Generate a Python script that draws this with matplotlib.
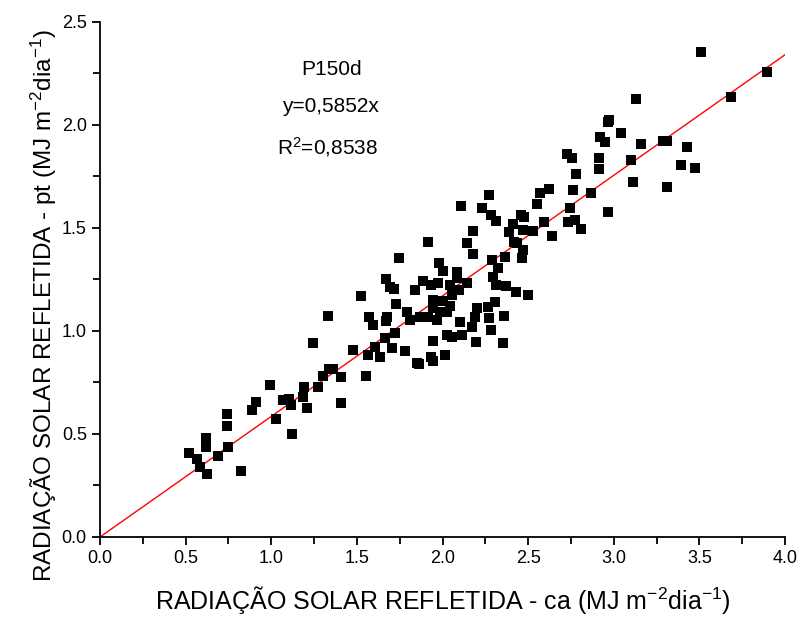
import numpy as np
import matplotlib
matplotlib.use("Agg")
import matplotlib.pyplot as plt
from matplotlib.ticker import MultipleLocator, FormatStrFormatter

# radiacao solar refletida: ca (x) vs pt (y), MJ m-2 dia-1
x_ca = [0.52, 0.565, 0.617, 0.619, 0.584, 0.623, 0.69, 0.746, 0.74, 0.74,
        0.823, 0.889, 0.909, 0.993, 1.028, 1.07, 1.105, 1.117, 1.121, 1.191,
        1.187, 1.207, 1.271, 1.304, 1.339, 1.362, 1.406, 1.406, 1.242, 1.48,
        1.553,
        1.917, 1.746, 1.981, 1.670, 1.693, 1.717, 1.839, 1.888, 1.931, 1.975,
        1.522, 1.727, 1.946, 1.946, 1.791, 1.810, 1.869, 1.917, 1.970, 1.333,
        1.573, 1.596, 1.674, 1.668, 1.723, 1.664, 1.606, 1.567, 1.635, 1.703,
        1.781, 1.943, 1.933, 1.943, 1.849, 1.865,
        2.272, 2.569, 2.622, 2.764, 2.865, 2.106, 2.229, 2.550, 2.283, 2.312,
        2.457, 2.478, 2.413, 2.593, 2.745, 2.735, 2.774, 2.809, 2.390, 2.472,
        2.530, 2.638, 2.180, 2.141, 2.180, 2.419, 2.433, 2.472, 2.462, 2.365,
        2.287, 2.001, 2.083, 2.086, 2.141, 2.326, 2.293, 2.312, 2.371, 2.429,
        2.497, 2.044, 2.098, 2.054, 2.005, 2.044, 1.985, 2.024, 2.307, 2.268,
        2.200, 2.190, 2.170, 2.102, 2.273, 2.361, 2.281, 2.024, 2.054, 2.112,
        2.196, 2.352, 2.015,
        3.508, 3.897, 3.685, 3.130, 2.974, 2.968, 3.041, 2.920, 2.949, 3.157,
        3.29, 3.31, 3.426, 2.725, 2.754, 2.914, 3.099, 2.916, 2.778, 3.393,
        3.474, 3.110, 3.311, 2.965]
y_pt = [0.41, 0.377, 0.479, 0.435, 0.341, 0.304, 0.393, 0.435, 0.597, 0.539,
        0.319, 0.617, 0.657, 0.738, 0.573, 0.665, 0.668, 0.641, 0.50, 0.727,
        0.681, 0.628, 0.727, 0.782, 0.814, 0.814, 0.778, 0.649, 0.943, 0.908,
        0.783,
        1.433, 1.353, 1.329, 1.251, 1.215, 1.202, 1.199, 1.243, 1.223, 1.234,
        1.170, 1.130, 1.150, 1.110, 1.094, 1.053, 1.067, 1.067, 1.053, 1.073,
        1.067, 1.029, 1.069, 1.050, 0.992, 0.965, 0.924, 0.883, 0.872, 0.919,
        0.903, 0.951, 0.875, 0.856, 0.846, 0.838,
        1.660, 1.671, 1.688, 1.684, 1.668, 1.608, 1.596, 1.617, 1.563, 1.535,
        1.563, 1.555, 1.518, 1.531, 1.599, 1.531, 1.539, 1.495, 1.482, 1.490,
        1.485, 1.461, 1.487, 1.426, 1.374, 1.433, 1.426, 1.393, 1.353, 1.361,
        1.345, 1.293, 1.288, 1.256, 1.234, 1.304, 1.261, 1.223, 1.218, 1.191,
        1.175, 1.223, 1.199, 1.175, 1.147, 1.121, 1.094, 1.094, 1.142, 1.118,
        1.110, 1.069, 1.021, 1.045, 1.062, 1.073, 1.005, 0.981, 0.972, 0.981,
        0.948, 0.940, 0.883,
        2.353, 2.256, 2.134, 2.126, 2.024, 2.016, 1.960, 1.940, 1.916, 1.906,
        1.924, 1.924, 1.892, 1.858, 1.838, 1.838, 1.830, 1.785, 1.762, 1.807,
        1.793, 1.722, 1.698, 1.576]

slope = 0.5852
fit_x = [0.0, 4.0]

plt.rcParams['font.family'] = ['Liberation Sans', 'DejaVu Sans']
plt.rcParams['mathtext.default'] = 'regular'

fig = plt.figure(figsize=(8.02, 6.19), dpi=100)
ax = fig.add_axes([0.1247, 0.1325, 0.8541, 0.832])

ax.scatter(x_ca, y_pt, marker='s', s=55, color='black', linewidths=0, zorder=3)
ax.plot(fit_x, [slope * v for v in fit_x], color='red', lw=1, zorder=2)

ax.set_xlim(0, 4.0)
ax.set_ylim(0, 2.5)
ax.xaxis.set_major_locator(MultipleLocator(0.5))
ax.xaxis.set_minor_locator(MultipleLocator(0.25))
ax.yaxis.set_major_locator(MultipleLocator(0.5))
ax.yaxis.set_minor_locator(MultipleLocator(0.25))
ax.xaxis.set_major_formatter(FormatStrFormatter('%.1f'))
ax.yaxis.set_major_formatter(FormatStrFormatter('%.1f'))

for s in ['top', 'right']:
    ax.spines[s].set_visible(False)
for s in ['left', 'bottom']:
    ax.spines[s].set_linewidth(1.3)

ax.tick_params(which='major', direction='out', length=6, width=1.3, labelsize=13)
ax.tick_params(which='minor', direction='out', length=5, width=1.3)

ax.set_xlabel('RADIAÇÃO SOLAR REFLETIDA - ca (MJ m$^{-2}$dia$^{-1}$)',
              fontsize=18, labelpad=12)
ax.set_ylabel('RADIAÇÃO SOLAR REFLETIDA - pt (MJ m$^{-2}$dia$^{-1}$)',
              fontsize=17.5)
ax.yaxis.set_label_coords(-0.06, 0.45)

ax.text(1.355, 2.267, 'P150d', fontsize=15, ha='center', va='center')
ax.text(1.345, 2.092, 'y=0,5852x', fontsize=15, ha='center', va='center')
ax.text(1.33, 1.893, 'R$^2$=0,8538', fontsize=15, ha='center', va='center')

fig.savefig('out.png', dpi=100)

========

▸ Written instruction: Reproduce the data verbatim. Do not carry any picture into the copy.

▸ Response:
Generate a Python script that draws this with matplotlib.
import numpy as np
import matplotlib
matplotlib.use("Agg")
import matplotlib.pyplot as plt
from matplotlib.ticker import MultipleLocator, FormatStrFormatter

# radiacao solar refletida: ca (x) vs pt (y), MJ m-2 dia-1
x_ca = [0.52, 0.565, 0.617, 0.619, 0.584, 0.623, 0.69, 0.746, 0.74, 0.74,
        0.823, 0.889, 0.909, 0.993, 1.028, 1.07, 1.105, 1.117, 1.121, 1.191,
        1.187, 1.207, 1.271, 1.304, 1.339, 1.362, 1.406, 1.406, 1.242, 1.48,
        1.553,
        1.917, 1.746, 1.981, 1.670, 1.693, 1.717, 1.839, 1.888, 1.931, 1.975,
        1.522, 1.727, 1.946, 1.946, 1.791, 1.810, 1.869, 1.917, 1.970, 1.333,
        1.573, 1.596, 1.674, 1.668, 1.723, 1.664, 1.606, 1.567, 1.635, 1.703,
        1.781, 1.943, 1.933, 1.943, 1.849, 1.865,
        2.272, 2.569, 2.622, 2.764, 2.865, 2.106, 2.229, 2.550, 2.283, 2.312,
        2.457, 2.478, 2.413, 2.593, 2.745, 2.735, 2.774, 2.809, 2.390, 2.472,
        2.530, 2.638, 2.180, 2.141, 2.180, 2.419, 2.433, 2.472, 2.462, 2.365,
        2.287, 2.001, 2.083, 2.086, 2.141, 2.326, 2.293, 2.312, 2.371, 2.429,
        2.497, 2.044, 2.098, 2.054, 2.005, 2.044, 1.985, 2.024, 2.307, 2.268,
        2.200, 2.190, 2.170, 2.102, 2.273, 2.361, 2.281, 2.024, 2.054, 2.112,
        2.196, 2.352, 2.015,
        3.508, 3.897, 3.685, 3.130, 2.974, 2.968, 3.041, 2.920, 2.949, 3.157,
        3.29, 3.31, 3.426, 2.725, 2.754, 2.914, 3.099, 2.916, 2.778, 3.393,
        3.474, 3.110, 3.311, 2.965]
y_pt = [0.41, 0.377, 0.479, 0.435, 0.341, 0.304, 0.393, 0.435, 0.597, 0.539,
        0.319, 0.617, 0.657, 0.738, 0.573, 0.665, 0.668, 0.641, 0.50, 0.727,
        0.681, 0.628, 0.727, 0.782, 0.814, 0.814, 0.778, 0.649, 0.943, 0.908,
        0.783,
        1.433, 1.353, 1.329, 1.251, 1.215, 1.202, 1.199, 1.243, 1.223, 1.234,
        1.170, 1.130, 1.150, 1.110, 1.094, 1.053, 1.067, 1.067, 1.053, 1.073,
        1.067, 1.029, 1.069, 1.050, 0.992, 0.965, 0.924, 0.883, 0.872, 0.919,
        0.903, 0.951, 0.875, 0.856, 0.846, 0.838,
        1.660, 1.671, 1.688, 1.684, 1.668, 1.608, 1.596, 1.617, 1.563, 1.535,
        1.563, 1.555, 1.518, 1.531, 1.599, 1.531, 1.539, 1.495, 1.482, 1.490,
        1.485, 1.461, 1.487, 1.426, 1.374, 1.433, 1.426, 1.393, 1.353, 1.361,
        1.345, 1.293, 1.288, 1.256, 1.234, 1.304, 1.261, 1.223, 1.218, 1.191,
        1.175, 1.223, 1.199, 1.175, 1.147, 1.121, 1.094, 1.094, 1.142, 1.118,
        1.110, 1.069, 1.021, 1.045, 1.062, 1.073, 1.005, 0.981, 0.972, 0.981,
        0.948, 0.940, 0.883,
        2.353, 2.256, 2.134, 2.126, 2.024, 2.016, 1.960, 1.940, 1.916, 1.906,
        1.924, 1.924, 1.892, 1.858, 1.838, 1.838, 1.830, 1.785, 1.762, 1.807,
        1.793, 1.722, 1.698, 1.576]

slope = 0.5852
fit_x = [0.0, 4.0]

plt.rcParams['font.family'] = ['Liberation Sans', 'DejaVu Sans']
plt.rcParams['mathtext.default'] = 'regular'

fig = plt.figure(figsize=(8.02, 6.19), dpi=100)
ax = fig.add_axes([0.1247, 0.1325, 0.8541, 0.832])

ax.scatter(x_ca, y_pt, marker='s', s=55, color='black', linewidths=0, zorder=3)
ax.plot(fit_x, [slope * v for v in fit_x], color='red', lw=1, zorder=2)

ax.set_xlim(0, 4.0)
ax.set_ylim(0, 2.5)
ax.xaxis.set_major_locator(MultipleLocator(0.5))
ax.xaxis.set_minor_locator(MultipleLocator(0.25))
ax.yaxis.set_major_locator(MultipleLocator(0.5))
ax.yaxis.set_minor_locator(MultipleLocator(0.25))
ax.xaxis.set_major_formatter(FormatStrFormatter('%.1f'))
ax.yaxis.set_major_formatter(FormatStrFormatter('%.1f'))

for s in ['top', 'right']:
    ax.spines[s].set_visible(False)
for s in ['left', 'bottom']:
    ax.spines[s].set_linewidth(1.3)

ax.tick_params(which='major', direction='out', length=6, width=1.3, labelsize=13)
ax.tick_params(which='minor', direction='out', length=5, width=1.3)

ax.set_xlabel('RADIAÇÃO SOLAR REFLETIDA - ca (MJ m$^{-2}$dia$^{-1}$)',
              fontsize=18, labelpad=12)
ax.set_ylabel('RADIAÇÃO SOLAR REFLETIDA - pt (MJ m$^{-2}$dia$^{-1}$)',
              fontsize=17.5)
ax.yaxis.set_label_coords(-0.06, 0.45)

ax.text(1.355, 2.267, 'P150d', fontsize=15, ha='center', va='center')
ax.text(1.345, 2.092, 'y=0,5852x', fontsize=15, ha='center', va='center')
ax.text(1.33, 1.893, 'R$^2$=0,8538', fontsize=15, ha='center', va='center')

fig.savefig('out.png', dpi=100)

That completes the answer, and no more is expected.